For Stickney, the pain from endometriosis was so bad that Stickney’s doctor performed a hysterectomy.
However, this surgery is not a cure for endometriosis and symptoms can return following the procedure.
“I felt like people focused more on my fertility than on the pain I was in. When I was interested in trying to conceive, I was told to forget about endometriosis and focus on getting pregnant. That’s impossible — becoming pregnant does not cure endometriosis,” Stickney said.
“I wish I had been treated as someone responsible and mature enough to decide it was OK if I never got pregnant.

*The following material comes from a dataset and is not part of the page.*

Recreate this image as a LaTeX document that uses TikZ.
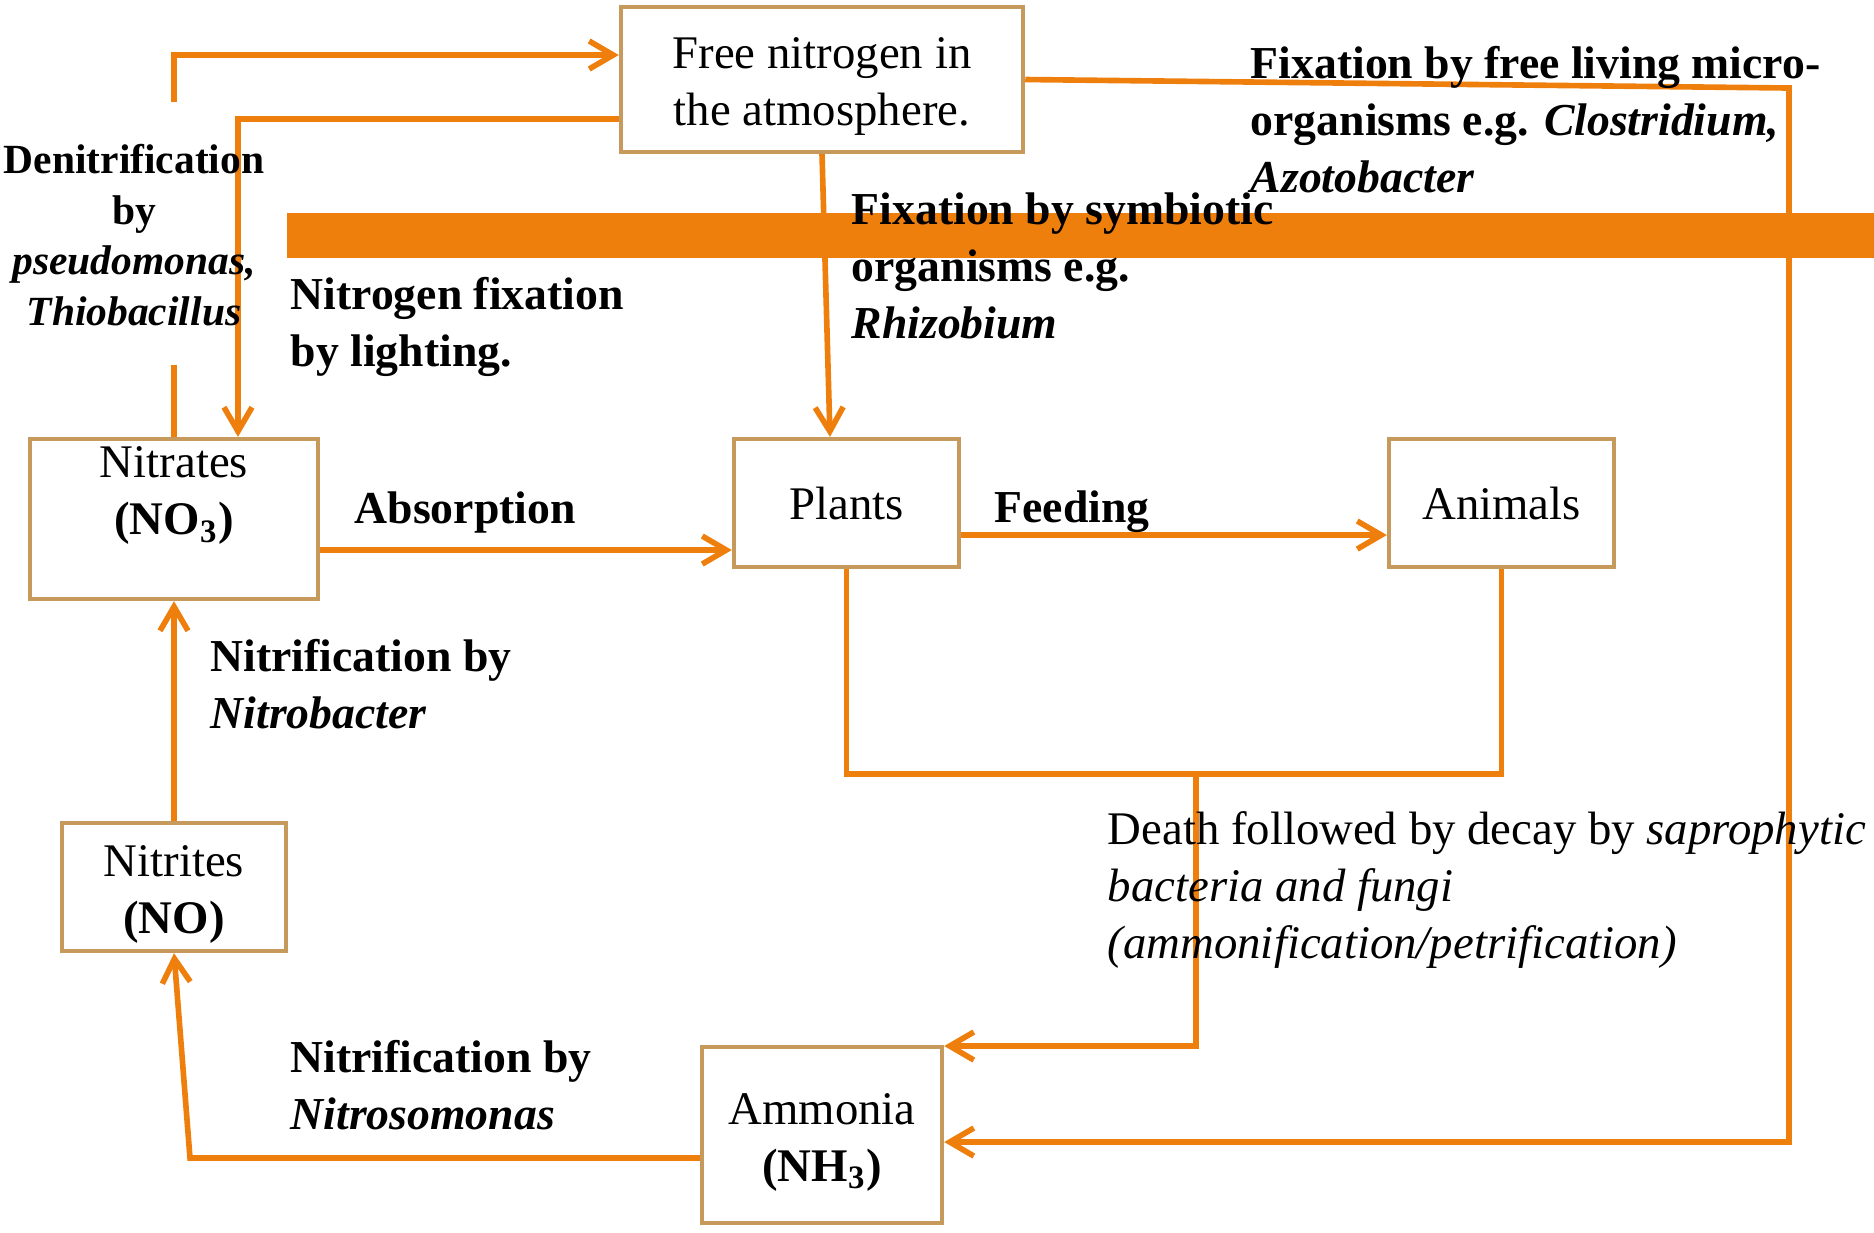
\documentclass[tikz,border=0pt]{standalone}
\usepackage{fontspec}
\setmainfont{Liberation Serif}
\usetikzlibrary{arrows.meta}

\definecolor{flow}{RGB}{239,127,13}
\definecolor{boxline}{RGB}{198,153,92}
\newcommand\cyclefont{\fontsize{13.3}{16.2}\selectfont}
\newcommand\labelfont{\fontsize{13}{16.2}\selectfont\bfseries}
\newcommand\denitfont{\fontsize{11.8}{14.4}\selectfont\bfseries}
\newcommand\topgap{\rule{0pt}{13pt}}

\tikzset{
  box/.style={draw=boxline, line width=1.2pt, align=center, inner sep=0pt, font=\cyclefont},
  lbl/.style={anchor=west, align=left, inner sep=0pt, font=\labelfont},
  flowline/.style={draw=flow, line width=1.6pt},
}

\begin{document}
\begin{tikzpicture}[x=0.01cm, y=-0.01cm, >={Straight Barb[length=2.4mm,width=2.8mm]}]
\useasboundingbox (0,0) rectangle (1874,1232);

% compartments
\node[box, minimum width=4.02cm, minimum height=1.45cm] (atmos) at (822,79.5) {\topgap Free nitrogen in\\the atmosphere.};
\node[box, minimum width=2.88cm, minimum height=1.60cm] (nitrates) at (174,519) {Nitrates\\\textbf{(NO\textsubscript{3})}\\\mbox{}};
\node[box, minimum width=2.25cm, minimum height=1.28cm] (plants) at (846.5,503) {Plants};
\node[box, minimum width=2.25cm, minimum height=1.28cm] (animals) at (1501.5,503) {Animals};
\node[box, minimum width=2.24cm, minimum height=1.28cm] (nitrites) at (174,887) {\topgap Nitrites\\\textbf{(NO)}};
\node[box, minimum width=2.40cm, minimum height=1.76cm] (ammonia) at (822,1135) {\topgap Ammonia\\\textbf{(NH\textsubscript{3})}};

% bend points
\coordinate (dn1) at (174,365);
\coordinate (dn2) at (174,102);
\coordinate (dn3) at (174,55);
\coordinate (ad) at (238,119);
\coordinate (fl1) at (1789,88);
\coordinate (fl2) at (1789,1142);
\coordinate (dd) at (1196,774);
\coordinate (dd2) at (1196,1046);
\coordinate (nm) at (190,1158);

% arrows
\draw[flowline] (nitrates.north) -- (dn1);
\draw[flowline,->] (dn2) -- (dn3) -- (atmos.west |- dn3);
\draw[flowline,->] (atmos.west |- ad) -- (ad) -- (ad |- nitrates.north);
\draw[flowline,->] (atmos.south) -- ([xshift=-1.65mm]plants.north);
\draw[flowline,->] (atmos.east) -- (fl1) -- (fl2) -- (ammonia.east |- fl2);
\draw[flowline,->] ([yshift=-3.1mm]nitrates.east) -- ([yshift=-3.1mm]nitrates.east -| plants.west);
\draw[flowline,->] ([yshift=-3.2mm]plants.east) -- ([yshift=-3.2mm]animals.west);
\draw[flowline] (plants.south) |- (dd) -| (animals.south);
\draw[flowline,->] (dd) -- (dd2) -- (ammonia.east |- dd2);
\draw[flowline,->] (ammonia.west |- nm) -- (nm) -- (nitrites.south);
\draw[flowline,->] (nitrites.north) -- (nitrates.south);

% thick band
\fill[flow] (287,213) rectangle (1874,258);

% labels
\node[lbl, anchor=center, align=center, font=\denitfont] (denit) at (134,235) {Denitrification\\by\\\textit{pseudomonas,}\\\textit{Thiobacillus}};
\node[lbl] (lightning) at (290,327) {Nitrogen fixation\\by lighting.};
\node[lbl] (symb) at (851,266) {Fixation by symbiotic\\organisms e.g.\\\textit{Rhizobium}};
\node[lbl] (freeliving) at (1250,120) {Fixation by free living micro-\\organisms e.g. \textit{Clostridium,}\\\textit{Azotobacter}};
\node[lbl] (absorb) at (354,512) {Absorption};
\node[lbl] (feed) at (994,512) {Feeding};
\node[lbl] (nitrob) at (210,684) {Nitrification by\\\textit{Nitrobacter}};
\node[lbl] (nitros) at (290,1085) {Nitrification by\\\textit{Nitrosomonas}};
\node[lbl, font=\cyclefont] (decay) at (1107,890) {Death followed by decay by \textit{saprophytic}\\\textit{bacteria and fungi}\\\textit{(ammonification/petrification)}};

\end{tikzpicture}
\end{document}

Patients deserve agency when it comes to their body,” Stickney said.
Stickney is one of millions of people around the world battling daily for answers for their pain.
“So many patients are… falling victim to patriarchal attitudes that tell a woman that she’s being too whiny, too much, too weak, too something, when in fact, she has a very real disease that is very disruptive to her life,” Ginn said.
Findley argues that people with endometriosis need better care.
“There needs to be a change in the standard of care that patients with endometriosis receive. I just feel that patients with endometriosis deserve better care. It needs to start with us receiving better education and training in diagnosis and management of disease, more willingness to refer to specialists, a high index of suspicion, and it needs to be a priority for research,” he said.